:: The request ::
Which lines hold the word "with"? Show each of them.

:: Stored data ::
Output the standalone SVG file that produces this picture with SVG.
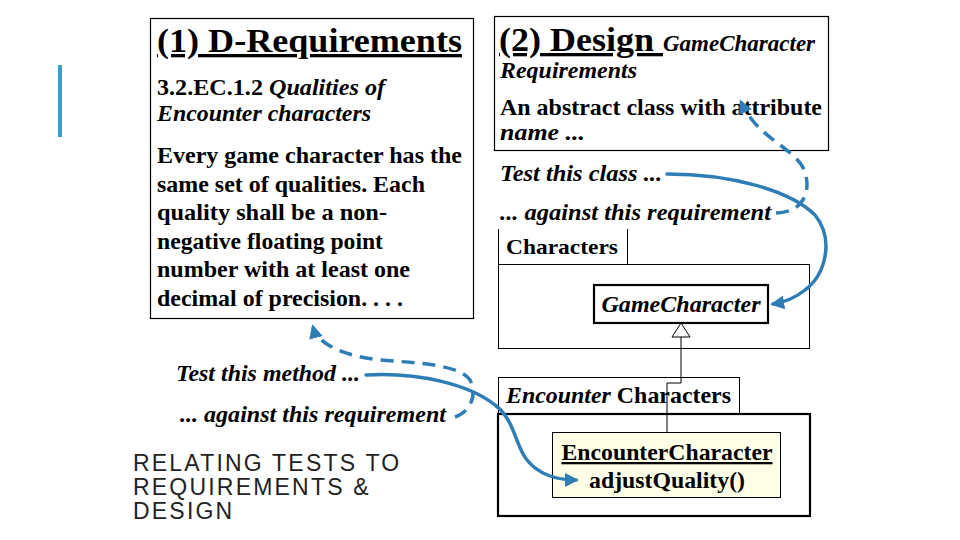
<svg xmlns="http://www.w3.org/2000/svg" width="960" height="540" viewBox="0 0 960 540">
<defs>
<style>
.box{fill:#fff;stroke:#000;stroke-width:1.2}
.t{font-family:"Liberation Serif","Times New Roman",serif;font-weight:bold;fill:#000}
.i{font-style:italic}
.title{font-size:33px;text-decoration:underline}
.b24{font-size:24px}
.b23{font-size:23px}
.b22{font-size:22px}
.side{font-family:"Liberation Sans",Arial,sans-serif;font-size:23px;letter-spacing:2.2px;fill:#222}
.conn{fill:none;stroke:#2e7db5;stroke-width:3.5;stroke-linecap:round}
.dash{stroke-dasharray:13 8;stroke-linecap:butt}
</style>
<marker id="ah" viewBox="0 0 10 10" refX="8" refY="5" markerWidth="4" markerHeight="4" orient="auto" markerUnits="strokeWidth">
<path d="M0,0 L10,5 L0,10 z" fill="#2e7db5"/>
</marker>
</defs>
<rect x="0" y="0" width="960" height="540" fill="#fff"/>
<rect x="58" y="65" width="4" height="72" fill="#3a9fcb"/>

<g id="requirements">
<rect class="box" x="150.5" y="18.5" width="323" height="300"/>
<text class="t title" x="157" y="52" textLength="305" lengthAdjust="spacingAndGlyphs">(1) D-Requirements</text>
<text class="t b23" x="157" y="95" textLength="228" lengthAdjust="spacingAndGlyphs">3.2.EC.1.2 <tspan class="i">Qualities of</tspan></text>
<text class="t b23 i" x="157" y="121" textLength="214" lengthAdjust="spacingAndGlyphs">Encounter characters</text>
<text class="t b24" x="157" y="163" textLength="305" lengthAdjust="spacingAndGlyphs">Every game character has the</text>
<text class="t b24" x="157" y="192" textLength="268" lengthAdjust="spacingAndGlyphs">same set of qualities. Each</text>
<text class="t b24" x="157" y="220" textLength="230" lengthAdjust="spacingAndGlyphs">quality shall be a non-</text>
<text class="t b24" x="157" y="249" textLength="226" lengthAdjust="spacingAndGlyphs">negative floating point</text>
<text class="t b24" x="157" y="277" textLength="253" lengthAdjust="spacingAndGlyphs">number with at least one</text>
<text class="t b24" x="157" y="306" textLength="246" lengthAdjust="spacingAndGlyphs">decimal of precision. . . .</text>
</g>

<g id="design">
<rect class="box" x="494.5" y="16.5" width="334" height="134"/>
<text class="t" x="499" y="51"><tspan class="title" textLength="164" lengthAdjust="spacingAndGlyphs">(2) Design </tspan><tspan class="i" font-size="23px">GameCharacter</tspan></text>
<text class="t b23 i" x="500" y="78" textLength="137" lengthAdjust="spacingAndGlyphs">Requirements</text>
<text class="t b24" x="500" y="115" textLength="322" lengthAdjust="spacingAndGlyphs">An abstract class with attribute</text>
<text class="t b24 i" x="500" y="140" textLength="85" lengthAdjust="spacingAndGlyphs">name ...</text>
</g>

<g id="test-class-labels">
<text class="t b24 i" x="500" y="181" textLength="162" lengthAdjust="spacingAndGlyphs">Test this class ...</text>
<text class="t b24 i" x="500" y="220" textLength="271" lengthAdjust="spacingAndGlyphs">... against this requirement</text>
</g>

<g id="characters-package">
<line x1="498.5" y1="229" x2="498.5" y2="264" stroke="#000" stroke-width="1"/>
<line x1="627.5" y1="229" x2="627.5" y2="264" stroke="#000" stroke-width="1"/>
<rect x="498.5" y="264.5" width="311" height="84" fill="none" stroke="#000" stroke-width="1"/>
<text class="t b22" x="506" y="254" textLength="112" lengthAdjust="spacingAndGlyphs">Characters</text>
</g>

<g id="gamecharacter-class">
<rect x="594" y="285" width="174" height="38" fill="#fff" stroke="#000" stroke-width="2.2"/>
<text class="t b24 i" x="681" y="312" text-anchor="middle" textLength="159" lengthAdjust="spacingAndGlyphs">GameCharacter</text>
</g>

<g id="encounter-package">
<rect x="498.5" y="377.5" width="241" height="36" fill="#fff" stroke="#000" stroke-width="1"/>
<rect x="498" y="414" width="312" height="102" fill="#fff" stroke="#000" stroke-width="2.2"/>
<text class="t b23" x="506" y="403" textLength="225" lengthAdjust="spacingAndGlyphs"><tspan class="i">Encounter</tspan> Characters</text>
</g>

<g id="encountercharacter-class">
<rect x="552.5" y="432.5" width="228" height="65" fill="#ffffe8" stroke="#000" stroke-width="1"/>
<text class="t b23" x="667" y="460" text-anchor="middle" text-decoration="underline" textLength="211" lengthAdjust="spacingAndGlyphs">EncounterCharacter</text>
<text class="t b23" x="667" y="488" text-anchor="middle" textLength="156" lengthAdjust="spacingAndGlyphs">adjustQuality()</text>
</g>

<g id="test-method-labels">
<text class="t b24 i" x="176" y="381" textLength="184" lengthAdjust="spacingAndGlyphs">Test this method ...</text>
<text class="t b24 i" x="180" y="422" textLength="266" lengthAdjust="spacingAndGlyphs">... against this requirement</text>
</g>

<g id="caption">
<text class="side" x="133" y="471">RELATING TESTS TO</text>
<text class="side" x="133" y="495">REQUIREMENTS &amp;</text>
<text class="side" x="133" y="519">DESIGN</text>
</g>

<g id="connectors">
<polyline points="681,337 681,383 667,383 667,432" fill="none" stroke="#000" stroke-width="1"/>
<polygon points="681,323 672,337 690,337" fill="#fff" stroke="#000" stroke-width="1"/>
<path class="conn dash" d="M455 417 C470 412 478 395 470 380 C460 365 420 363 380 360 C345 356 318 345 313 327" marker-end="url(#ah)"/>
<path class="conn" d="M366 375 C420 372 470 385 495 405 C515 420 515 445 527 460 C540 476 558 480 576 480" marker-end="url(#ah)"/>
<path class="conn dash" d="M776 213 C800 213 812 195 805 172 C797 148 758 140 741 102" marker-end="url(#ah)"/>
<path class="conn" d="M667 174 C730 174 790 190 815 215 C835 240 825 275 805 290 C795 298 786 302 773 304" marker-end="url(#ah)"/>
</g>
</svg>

:: Response below ::
Output the standalone SVG file that produces this picture with SVG.
<text class="t b24" x="157" y="277" textLength="253" lengthAdjust="spacingAndGlyphs">number with at least one</text>
<text class="t b24" x="500" y="115" textLength="322" lengthAdjust="spacingAndGlyphs">An abstract class with attribute</text>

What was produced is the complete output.